US supermarket chain Kroger Co missed Wall Street estimates for quarterly sales and profit on Thursday, hurt by stiff competition from industry stalwarts including Walmart Inc and Amazon.com Inc.
Kroger also said it divested its interest in Lucky's Market, a specialty grocery store chain, and took a related non-cash impairment charge of $238 million (€214.49 million) in the third quarter.
The grocer made an investment in Lucky's Market in 2016 to venture into the natural, organic and locally grown space, a growing market.
'Restock Kroger'
The company has been investing heavily as part of its 'Restock Kroger' transformation program to grow online sales, improve delivery and modernise stores to gain market share.

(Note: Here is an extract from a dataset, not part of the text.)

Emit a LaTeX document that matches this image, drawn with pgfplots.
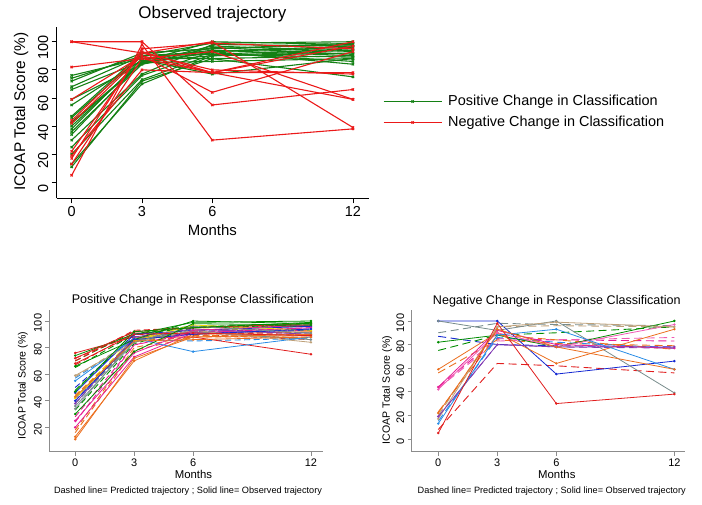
\documentclass[border=0pt]{standalone}
\usepackage{pgfplots}
\pgfplotsset{compat=1.18}
\usepackage{pgfplotstable}
\usepackage{fontspec}
\setmainfont{Liberation Sans}

\definecolor{topgreen}{RGB}{20,128,20}
\definecolor{topred}{RGB}{235,25,25}
\definecolor{cred}{RGB}{225,30,30}
\definecolor{cgreen}{RGB}{0,140,0}
\definecolor{cblue}{RGB}{20,40,210}
\definecolor{corange}{RGB}{235,110,30}
\definecolor{cmagenta}{RGB}{230,30,150}
\definecolor{cgray}{RGB}{120,140,140}
\definecolor{clblue}{RGB}{40,140,230}
\definecolor{cyellow}{RGB}{235,220,0}
\definecolor{cpurple}{RGB}{130,60,180}
\definecolor{ctan}{RGB}{190,160,120}
\definecolor{cpink}{RGB}{240,90,180}
\definecolor{axgray}{RGB}{140,140,140}

% positive subjects colours
\colorlet{pc1}{cred}\colorlet{pc2}{cgreen}\colorlet{pc3}{cblue}\colorlet{pc4}{corange}
\colorlet{pc5}{cmagenta}\colorlet{pc6}{cgray}\colorlet{pc7}{clblue}\colorlet{pc8}{cyellow}
\colorlet{pc9}{cpurple}\colorlet{pc10}{ctan}\colorlet{pc11}{cred}\colorlet{pc12}{cgreen}
\colorlet{pc13}{cblue}\colorlet{pc14}{corange}\colorlet{pc15}{cmagenta}\colorlet{pc16}{cgray}
\colorlet{pc17}{cgreen}\colorlet{pc18}{cred}\colorlet{pc19}{cgreen}\colorlet{pc20}{corange}
% negative subjects colours
\colorlet{nc1}{cblue}\colorlet{nc2}{cgray}\colorlet{nc3}{cgreen}\colorlet{nc4}{corange}
\colorlet{nc5}{cmagenta}\colorlet{nc6}{cpink}\colorlet{nc7}{ctan}\colorlet{nc8}{cpurple}
\colorlet{nc9}{clblue}\colorlet{nc10}{cred}\colorlet{nc11}{corange}

\pgfplotstableread{
m  p1 p2 p3 p4 p5 p6 p7 p8 p9 p10 p11 p12 p13 p14 p15 p16 p17 p18 p19 p20
0  76 74 46 13 20 34 55 42 38 59 72 66 40 11 25 36 47 68 30 43
3  88 90 90 70 73 86 87 85 88 84 92 86 86 72 76 84 92 90 77 85
6  88 99 93 90 91 92 77 97 94 93 95 100 90 88 93 96 95 91 98 86
12 75 100 96 92 95 86 88 93 90 84 98 98 94 90 97 91 99 89 97 88
}\posobs

\pgfplotstableread{
m  p1 p2 p3 p4 p5 p6 p7 p8 p9 p10 p11 p12 p13 p14 p15 p16 p17 p18 p19 p20
0  72 70 50 18 24 38 57 44 40 58 70 65 42 16 28 38 48 67 33 44
3  90 92 88 80 82 86 86 87 87 86 93 90 86 78 82 85 90 91 83 85
6  90 96 92 89 91 91 85 94 92 91 95 96 91 88 92 93 95 91 95 88
12 86 97 94 90 93 89 87 93 91 87 96 97 93 89 95 91 97 90 96 88
}\pospred

\pgfplotstableread{
m  n1 n2 n3 n4 n5 n6 n7 n8 n9 n10 n11
0  100 100 82 59 44 42 17 19 13 5 22
3  100 92 88 90 92 90 95 80 88 98 93
6  55 100 78 64 80 78 99 78 93 30 78
12 66 39 100 93 77 97 95 78 59 38 59
}\negobs

\pgfplotstableread{
m  n1 n2 n3 n4 n5 n6 n7 n8 n9 n10 n11
0  87 90 75 56 44 43 20 19 15 8 23
3  80 98 88 84 85 83 95 80 86 64 88
6  79 97 90 81 84 84 96 78 82 62 84
12 78 96 95 79 83 86 95 77 77 56 76
}\negpred

\pgfplotsset{
  /pgf/number format/assume math mode=true,
  stataaxis/.style={
    scale only axis,
    axis x line=bottom, axis y line=left,
    xtick={0,3,6,12},
    tick align=outside,
    clip=false,
  },
}

\begin{document}
\begin{tikzpicture}
\useasboundingbox (0bp,0bp) rectangle (702bp,505bp);

% ---------------- Top panel ----------------
\begin{axis}[stataaxis,
  width=312.6bp, height=171.6bp,
  at={(56.7bp,306.7bp)}, anchor=south west,
  xmin=-0.64, xmax=12.70, ymin=-11.4, ymax=110.7,
  ytick={0,20,...,100},
  axis line style={-, black, line width=0.8pt},
  major tick length=5bp,
  tick style={black, line width=0.7pt},
  tick label style={font=\fontsize{14.5}{16}\selectfont},
  yticklabel style={rotate=90, anchor=south, xshift=-6bp},
  title={Observed trajectory},
  title style={at={(axis description cs:0.498,1.039)}, anchor=center, font=\fontsize{17}{19}\selectfont},
  xlabel={Months},
  xlabel style={at={(axis description cs:0.498,-0.185)}, anchor=center, font=\fontsize{15}{17}\selectfont},
  ylabel={ICOAP Total Score (\%)},
  ylabel style={at={(axis description cs:-0.114,0.505)}, anchor=center, font=\fontsize{15.5}{17}\selectfont},
  legend style={draw=none, fill=none, at={(1.034,0.503)}, anchor=west,
    font=\fontsize{14.5}{16}\selectfont, row sep=5bp,
    nodes={inner xsep=6bp}},
  legend cell align=left,
  legend image code/.code={\draw[mark repeat=2,mark phase=2,#1] plot coordinates {(0bp,0bp) (29bp,0bp) (58bp,0bp)};},
]
\pgfplotsinvokeforeach{1,...,20}{
  \addplot[topgreen, line width=1.1pt, mark=x, mark size=1.6pt, forget plot] table[x=m,y=p#1]{\posobs};
}
\pgfplotsinvokeforeach{1,...,11}{
  \addplot[topred, line width=1.1pt, mark=x, mark size=1.6pt, forget plot] table[x=m,y=n#1]{\negobs};
}
\addlegendimage{topgreen, line width=1.1pt, mark=x, mark size=1.6pt}
\addlegendentry{Positive Change in Classification}
\addlegendimage{topred, line width=1.1pt, mark=x, mark size=1.6pt}
\addlegendentry{Negative Change in Classification}
\end{axis}

% ---------------- Bottom left ----------------
\begin{axis}[stataaxis,
  width=274bp, height=141.7bp,
  at={(49.3bp,53.3bp)}, anchor=south west,
  xmin=-1.32, xmax=12.63, ymin=1.7, ymax=108.3,
  ytick={20,40,...,100},
  axis line style={-, axgray, line width=0.8pt},
  major tick length=4bp,
  tick style={axgray, line width=0.6pt},
  tick label style={font=\fontsize{11}{13}\selectfont},
  yticklabel style={rotate=90, anchor=south, xshift=-2bp},
  title={Positive Change in Response Classification},
  title style={at={(axis description cs:0.524,1.025)}, anchor=center, font=\fontsize{12.6}{14}\selectfont},
  xlabel={Months},
  xlabel style={at={(axis description cs:0.526,-0.157)}, anchor=center, font=\fontsize{11.4}{13}\selectfont},
  ylabel={ICOAP Total Score (\%)},
  ylabel style={at={(axis description cs:-0.096,0.465)}, anchor=center, font=\fontsize{10.6}{12}\selectfont},
]
\pgfplotsinvokeforeach{1,...,20}{
  \addplot[pc#1, line width=0.9pt, dash pattern=on 6bp off 3.5bp] table[x=m,y=p#1]{\pospred};
}
\pgfplotsinvokeforeach{1,...,20}{
  \addplot[pc#1, line width=0.8pt, mark=*, mark size=0.8pt] table[x=m,y=p#1]{\posobs};
}
\end{axis}

% ---------------- Bottom right ----------------
\begin{axis}[stataaxis,
  width=273.3bp, height=141.7bp,
  at={(411.7bp,53.3bp)}, anchor=south west,
  xmin=-1.35, xmax=12.54, ymin=-10.8, ymax=109.3,
  ytick={0,20,...,100},
  axis line style={-, axgray, line width=0.8pt},
  major tick length=4bp,
  tick style={axgray, line width=0.6pt},
  tick label style={font=\fontsize{11}{13}\selectfont},
  yticklabel style={rotate=90, anchor=south, xshift=-2bp},
  title={Negative Change in Response Classification},
  title style={at={(axis description cs:0.531,1.021)}, anchor=center, font=\fontsize{12.6}{14}\selectfont},
  xlabel={Months},
  xlabel style={at={(axis description cs:0.531,-0.157)}, anchor=center, font=\fontsize{11.4}{13}\selectfont},
  ylabel={ICOAP Total Score (\%)},
  ylabel style={at={(axis description cs:-0.090,0.435)}, anchor=center, font=\fontsize{10.6}{12}\selectfont},
]
\pgfplotsinvokeforeach{1,...,11}{
  \addplot[nc#1, line width=0.9pt, dash pattern=on 8bp off 4.5bp] table[x=m,y=n#1]{\negpred};
}
\pgfplotsinvokeforeach{1,...,11}{
  \addplot[nc#1, line width=0.8pt, mark=*, mark size=0.8pt] table[x=m,y=n#1]{\negobs};
}
\end{axis}

\node[font=\fontsize{9.2}{11}\selectfont] at (188bp,14.3bp) {Dashed line= Predicted trajectory ; Solid line= Observed trajectory};
\node[font=\fontsize{9.2}{11}\selectfont] at (551.7bp,14bp) {Dashed line= Predicted trajectory ; Solid line= Observed trajectory};
\end{tikzpicture}
\end{document}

Still, Kroger's digital sales for the quarter rose only 21%, compared with the 31% increase in the second quarter.
Net sales rose 0.5% to $27.97 billion (€25.21 billion), lower than analysts' estimate of $28.18 billion (€25.40 billion), according to IBES data from Refinitiv.
Excluding one-time items, the company earned 47 cents per share, 2 cents lower than expectations.
Net earnings attributable to Kroger fell to $263 million (€237.02 million), or 32 cents per share, in the third quarter ended 9 November, from $317 million (€285.69 million), or 39 cents per share, a year earlier.
Excluding the impact of fuel prices, sales at company stores open for more than a year rose 2.5%. Analysts had expected 2.33% growth.